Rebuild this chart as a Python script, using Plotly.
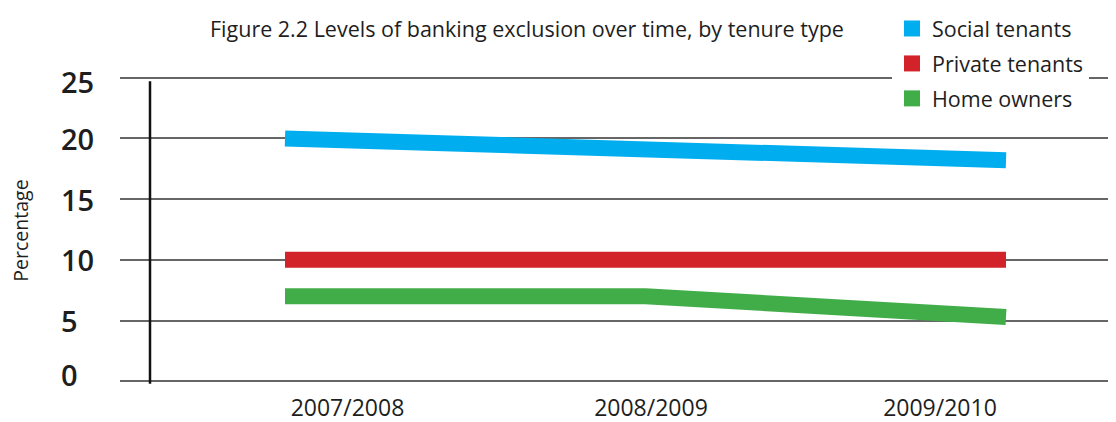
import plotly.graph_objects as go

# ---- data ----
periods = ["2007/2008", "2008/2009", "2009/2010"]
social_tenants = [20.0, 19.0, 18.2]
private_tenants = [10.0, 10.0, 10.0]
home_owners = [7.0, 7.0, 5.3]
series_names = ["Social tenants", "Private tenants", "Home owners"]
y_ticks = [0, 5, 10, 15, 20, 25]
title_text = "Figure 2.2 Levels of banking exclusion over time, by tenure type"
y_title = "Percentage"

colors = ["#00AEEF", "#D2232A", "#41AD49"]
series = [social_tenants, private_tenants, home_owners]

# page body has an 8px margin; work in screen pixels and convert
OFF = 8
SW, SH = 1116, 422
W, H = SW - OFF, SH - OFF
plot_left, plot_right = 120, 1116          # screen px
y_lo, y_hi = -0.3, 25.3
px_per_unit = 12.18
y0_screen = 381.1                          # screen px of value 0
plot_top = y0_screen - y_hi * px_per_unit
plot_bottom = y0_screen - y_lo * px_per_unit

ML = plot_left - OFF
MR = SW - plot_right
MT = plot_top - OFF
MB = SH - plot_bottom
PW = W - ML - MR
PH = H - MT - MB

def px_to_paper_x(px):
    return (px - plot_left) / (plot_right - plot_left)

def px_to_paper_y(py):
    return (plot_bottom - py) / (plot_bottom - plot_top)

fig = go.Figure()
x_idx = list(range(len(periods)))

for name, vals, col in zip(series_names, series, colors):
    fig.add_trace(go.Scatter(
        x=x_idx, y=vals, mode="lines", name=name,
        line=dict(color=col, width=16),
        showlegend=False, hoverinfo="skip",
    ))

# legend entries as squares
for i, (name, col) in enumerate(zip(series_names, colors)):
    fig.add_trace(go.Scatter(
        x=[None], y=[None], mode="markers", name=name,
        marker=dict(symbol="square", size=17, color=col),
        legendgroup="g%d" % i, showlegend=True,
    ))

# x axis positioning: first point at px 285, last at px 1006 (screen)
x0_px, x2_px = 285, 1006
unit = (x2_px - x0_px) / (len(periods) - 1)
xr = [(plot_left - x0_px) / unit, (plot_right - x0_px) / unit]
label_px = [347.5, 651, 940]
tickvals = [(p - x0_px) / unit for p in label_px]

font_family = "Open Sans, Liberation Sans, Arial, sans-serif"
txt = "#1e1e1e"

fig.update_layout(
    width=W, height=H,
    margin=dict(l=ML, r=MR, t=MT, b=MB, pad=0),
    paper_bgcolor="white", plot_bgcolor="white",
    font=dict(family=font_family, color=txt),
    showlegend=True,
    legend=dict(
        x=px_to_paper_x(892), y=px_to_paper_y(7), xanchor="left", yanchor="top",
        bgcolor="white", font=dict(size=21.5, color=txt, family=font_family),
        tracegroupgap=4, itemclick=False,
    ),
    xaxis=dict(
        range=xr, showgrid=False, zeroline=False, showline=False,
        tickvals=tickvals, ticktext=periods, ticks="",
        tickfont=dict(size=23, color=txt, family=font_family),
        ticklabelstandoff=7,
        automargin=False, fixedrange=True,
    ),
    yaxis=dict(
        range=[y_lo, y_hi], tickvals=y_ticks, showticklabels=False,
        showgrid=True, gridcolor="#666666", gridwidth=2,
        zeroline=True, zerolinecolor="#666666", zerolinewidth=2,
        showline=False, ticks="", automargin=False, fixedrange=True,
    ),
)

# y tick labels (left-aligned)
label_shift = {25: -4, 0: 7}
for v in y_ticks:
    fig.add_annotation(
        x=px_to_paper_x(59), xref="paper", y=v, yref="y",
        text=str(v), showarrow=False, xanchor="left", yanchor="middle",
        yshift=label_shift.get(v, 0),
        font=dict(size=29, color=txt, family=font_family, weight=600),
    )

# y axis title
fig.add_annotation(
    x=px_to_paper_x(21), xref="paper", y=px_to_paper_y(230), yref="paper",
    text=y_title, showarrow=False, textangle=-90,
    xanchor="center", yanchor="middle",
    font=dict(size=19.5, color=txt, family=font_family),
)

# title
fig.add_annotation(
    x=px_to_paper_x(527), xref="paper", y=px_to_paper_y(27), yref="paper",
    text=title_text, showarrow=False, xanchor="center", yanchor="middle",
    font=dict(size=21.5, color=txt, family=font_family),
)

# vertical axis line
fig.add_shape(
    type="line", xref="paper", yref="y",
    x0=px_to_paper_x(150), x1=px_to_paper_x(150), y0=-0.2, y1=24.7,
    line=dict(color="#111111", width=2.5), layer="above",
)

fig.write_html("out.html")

* * * * * * *

→ **STATED PROBLEM**: Starting at the first line of the material, output exactly the lines up to and including the one with "series = [social_tenants, private_tenants, home_owners]". Do not include the pictures.

→ **EXERCISE RESULT**:
Rebuild this chart as a Python script, using Plotly.
import plotly.graph_objects as go

# ---- data ----
periods = ["2007/2008", "2008/2009", "2009/2010"]
social_tenants = [20.0, 19.0, 18.2]
private_tenants = [10.0, 10.0, 10.0]
home_owners = [7.0, 7.0, 5.3]
series_names = ["Social tenants", "Private tenants", "Home owners"]
y_ticks = [0, 5, 10, 15, 20, 25]
title_text = "Figure 2.2 Levels of banking exclusion over time, by tenure type"
y_title = "Percentage"

colors = ["#00AEEF", "#D2232A", "#41AD49"]
series = [social_tenants, private_tenants, home_owners]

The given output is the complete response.